▶ _To be done_: Print, without altering anything, the lines from the one that holds "Write the TikZ code for this diagram." to the one that holds "minimum width=104pt, minimum", inclusive. No other lines belong in the output.

▶ _Extracted records_:
◆ ◆ ◆ ◆

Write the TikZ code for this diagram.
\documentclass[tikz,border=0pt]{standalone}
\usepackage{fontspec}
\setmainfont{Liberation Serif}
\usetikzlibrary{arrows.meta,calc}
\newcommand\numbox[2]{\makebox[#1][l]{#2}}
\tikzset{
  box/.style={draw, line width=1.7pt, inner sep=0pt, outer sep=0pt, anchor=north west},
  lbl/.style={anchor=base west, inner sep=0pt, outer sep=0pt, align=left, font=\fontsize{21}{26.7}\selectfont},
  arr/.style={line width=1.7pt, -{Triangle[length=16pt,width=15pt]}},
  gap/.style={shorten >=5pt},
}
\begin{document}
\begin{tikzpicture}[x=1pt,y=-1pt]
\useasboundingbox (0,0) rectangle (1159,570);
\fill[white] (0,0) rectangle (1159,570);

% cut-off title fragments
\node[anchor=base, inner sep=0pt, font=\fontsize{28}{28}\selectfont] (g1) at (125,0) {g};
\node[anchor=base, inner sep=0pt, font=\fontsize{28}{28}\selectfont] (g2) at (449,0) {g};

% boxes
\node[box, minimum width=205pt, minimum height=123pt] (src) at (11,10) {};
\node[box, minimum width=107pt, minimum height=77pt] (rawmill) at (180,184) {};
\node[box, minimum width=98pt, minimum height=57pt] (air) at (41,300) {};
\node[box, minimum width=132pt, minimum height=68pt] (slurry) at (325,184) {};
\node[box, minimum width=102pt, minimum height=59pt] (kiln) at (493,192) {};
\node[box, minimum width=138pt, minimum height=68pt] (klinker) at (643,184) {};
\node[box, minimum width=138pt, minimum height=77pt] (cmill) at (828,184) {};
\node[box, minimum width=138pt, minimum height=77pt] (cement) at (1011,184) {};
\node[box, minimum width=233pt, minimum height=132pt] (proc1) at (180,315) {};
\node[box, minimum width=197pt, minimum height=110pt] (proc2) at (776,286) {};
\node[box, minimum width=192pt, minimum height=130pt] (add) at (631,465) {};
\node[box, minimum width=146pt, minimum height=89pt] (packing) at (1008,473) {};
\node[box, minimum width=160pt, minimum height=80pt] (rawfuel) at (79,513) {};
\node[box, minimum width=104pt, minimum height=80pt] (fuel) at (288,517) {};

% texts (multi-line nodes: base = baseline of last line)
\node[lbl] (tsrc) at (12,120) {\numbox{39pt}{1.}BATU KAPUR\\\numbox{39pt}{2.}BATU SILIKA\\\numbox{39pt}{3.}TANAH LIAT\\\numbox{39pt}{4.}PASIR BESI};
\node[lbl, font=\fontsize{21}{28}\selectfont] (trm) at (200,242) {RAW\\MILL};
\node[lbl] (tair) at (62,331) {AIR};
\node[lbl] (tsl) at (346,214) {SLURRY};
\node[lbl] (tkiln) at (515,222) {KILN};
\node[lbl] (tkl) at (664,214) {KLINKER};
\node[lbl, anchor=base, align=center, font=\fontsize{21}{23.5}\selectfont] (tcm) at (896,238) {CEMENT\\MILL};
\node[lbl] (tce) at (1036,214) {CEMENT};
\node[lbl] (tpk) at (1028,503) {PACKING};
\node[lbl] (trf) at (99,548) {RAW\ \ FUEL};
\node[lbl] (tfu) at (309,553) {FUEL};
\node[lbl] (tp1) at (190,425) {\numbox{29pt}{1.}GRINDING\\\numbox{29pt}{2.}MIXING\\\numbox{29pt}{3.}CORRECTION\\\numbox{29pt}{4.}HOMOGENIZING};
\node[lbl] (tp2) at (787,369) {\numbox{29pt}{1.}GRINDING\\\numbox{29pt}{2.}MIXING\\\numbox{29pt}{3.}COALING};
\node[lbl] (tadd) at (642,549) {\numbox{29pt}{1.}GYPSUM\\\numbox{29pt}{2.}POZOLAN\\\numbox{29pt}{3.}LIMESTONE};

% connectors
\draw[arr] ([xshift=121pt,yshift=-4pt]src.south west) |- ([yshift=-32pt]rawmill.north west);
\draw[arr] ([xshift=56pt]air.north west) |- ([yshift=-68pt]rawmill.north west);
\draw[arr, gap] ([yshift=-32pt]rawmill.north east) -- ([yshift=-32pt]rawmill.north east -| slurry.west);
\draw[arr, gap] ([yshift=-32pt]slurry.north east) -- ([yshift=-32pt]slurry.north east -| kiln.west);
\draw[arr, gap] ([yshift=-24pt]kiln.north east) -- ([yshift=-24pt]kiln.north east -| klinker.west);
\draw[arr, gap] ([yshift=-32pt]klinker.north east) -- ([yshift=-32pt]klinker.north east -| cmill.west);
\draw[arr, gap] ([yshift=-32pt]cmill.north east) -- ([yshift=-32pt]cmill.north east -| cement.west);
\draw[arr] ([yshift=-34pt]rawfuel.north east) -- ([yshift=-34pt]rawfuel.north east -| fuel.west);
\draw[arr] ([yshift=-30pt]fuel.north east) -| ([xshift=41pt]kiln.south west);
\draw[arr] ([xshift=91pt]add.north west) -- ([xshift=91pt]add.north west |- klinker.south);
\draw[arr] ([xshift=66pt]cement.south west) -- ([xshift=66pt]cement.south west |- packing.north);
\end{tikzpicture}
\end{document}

◆ ◆ ◆ ◆

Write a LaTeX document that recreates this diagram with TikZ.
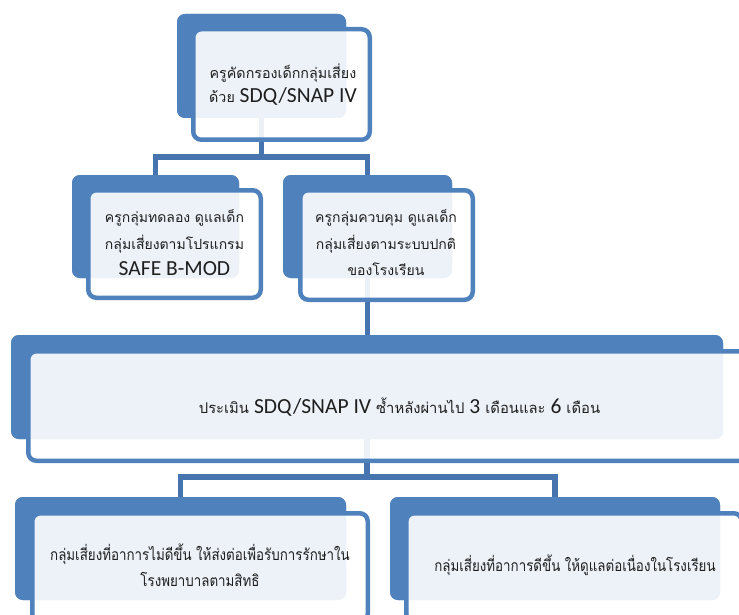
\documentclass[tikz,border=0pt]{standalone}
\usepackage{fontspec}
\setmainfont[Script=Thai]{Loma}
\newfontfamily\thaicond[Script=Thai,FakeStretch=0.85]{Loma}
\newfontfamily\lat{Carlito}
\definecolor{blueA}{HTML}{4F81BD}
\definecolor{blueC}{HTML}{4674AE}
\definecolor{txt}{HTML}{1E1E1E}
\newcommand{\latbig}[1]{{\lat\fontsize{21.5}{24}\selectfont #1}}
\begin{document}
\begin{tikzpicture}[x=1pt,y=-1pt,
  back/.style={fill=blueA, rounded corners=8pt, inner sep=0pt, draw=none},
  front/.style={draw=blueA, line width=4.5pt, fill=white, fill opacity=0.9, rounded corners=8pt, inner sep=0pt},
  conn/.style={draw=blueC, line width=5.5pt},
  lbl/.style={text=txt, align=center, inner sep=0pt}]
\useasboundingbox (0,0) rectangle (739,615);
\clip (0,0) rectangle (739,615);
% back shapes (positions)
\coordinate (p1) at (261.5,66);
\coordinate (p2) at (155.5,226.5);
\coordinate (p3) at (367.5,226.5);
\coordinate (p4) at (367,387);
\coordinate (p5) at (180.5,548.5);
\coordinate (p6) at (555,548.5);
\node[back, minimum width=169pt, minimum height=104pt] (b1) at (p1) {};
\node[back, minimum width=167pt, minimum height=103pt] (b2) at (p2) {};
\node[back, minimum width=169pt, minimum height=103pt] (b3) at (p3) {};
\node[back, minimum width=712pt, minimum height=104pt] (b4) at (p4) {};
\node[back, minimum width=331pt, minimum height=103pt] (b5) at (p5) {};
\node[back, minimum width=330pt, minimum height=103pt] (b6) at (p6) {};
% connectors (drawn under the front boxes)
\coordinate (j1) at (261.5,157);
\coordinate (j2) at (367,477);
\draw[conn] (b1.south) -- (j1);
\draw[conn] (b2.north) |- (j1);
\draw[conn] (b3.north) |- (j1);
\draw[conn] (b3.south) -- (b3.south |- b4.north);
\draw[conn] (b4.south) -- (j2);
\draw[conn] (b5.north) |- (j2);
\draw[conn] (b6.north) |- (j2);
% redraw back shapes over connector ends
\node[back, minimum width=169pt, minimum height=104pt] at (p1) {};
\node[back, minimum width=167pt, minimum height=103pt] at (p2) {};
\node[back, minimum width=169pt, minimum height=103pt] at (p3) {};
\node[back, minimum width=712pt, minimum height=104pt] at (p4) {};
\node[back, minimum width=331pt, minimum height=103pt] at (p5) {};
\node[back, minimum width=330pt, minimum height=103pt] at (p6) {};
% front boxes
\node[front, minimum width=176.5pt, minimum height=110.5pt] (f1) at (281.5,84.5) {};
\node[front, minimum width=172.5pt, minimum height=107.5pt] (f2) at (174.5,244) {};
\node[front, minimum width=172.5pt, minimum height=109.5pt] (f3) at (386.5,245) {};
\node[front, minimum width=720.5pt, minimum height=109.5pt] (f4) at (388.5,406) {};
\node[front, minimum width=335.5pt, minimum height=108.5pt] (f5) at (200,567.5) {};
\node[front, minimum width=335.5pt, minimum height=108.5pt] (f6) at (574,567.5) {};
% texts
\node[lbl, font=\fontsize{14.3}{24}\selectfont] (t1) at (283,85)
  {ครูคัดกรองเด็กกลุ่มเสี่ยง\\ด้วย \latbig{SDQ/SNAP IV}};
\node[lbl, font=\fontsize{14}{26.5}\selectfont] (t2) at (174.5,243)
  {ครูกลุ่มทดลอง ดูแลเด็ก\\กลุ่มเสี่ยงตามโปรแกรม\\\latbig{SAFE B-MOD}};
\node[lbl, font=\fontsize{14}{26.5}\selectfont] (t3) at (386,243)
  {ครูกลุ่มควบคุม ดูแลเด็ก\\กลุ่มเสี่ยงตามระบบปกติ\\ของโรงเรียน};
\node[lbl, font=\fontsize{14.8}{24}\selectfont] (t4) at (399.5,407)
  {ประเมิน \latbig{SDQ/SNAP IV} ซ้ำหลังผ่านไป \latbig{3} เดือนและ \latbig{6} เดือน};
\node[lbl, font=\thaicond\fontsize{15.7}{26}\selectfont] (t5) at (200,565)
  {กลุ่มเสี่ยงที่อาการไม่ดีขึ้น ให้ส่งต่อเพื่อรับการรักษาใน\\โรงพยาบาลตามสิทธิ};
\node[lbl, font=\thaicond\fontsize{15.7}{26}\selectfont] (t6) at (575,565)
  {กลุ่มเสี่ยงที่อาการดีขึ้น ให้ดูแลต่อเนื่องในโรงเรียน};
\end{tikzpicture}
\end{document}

◆ ◆ ◆ ◆

▶ _Full response_:
Write the TikZ code for this diagram.
\documentclass[tikz,border=0pt]{standalone}
\usepackage{fontspec}
\setmainfont{Liberation Serif}
\usetikzlibrary{arrows.meta,calc}
\newcommand\numbox[2]{\makebox[#1][l]{#2}}
\tikzset{
  box/.style={draw, line width=1.7pt, inner sep=0pt, outer sep=0pt, anchor=north west},
  lbl/.style={anchor=base west, inner sep=0pt, outer sep=0pt, align=left, font=\fontsize{21}{26.7}\selectfont},
  arr/.style={line width=1.7pt, -{Triangle[length=16pt,width=15pt]}},
  gap/.style={shorten >=5pt},
}
\begin{document}
\begin{tikzpicture}[x=1pt,y=-1pt]
\useasboundingbox (0,0) rectangle (1159,570);
\fill[white] (0,0) rectangle (1159,570);

% cut-off title fragments
\node[anchor=base, inner sep=0pt, font=\fontsize{28}{28}\selectfont] (g1) at (125,0) {g};
\node[anchor=base, inner sep=0pt, font=\fontsize{28}{28}\selectfont] (g2) at (449,0) {g};

% boxes
\node[box, minimum width=205pt, minimum height=123pt] (src) at (11,10) {};
\node[box, minimum width=107pt, minimum height=77pt] (rawmill) at (180,184) {};
\node[box, minimum width=98pt, minimum height=57pt] (air) at (41,300) {};
\node[box, minimum width=132pt, minimum height=68pt] (slurry) at (325,184) {};
\node[box, minimum width=102pt, minimum height=59pt] (kiln) at (493,192) {};
\node[box, minimum width=138pt, minimum height=68pt] (klinker) at (643,184) {};
\node[box, minimum width=138pt, minimum height=77pt] (cmill) at (828,184) {};
\node[box, minimum width=138pt, minimum height=77pt] (cement) at (1011,184) {};
\node[box, minimum width=233pt, minimum height=132pt] (proc1) at (180,315) {};
\node[box, minimum width=197pt, minimum height=110pt] (proc2) at (776,286) {};
\node[box, minimum width=192pt, minimum height=130pt] (add) at (631,465) {};
\node[box, minimum width=146pt, minimum height=89pt] (packing) at (1008,473) {};
\node[box, minimum width=160pt, minimum height=80pt] (rawfuel) at (79,513) {};
\node[box, minimum width=104pt, minimum height=80pt] (fuel) at (288,517) {};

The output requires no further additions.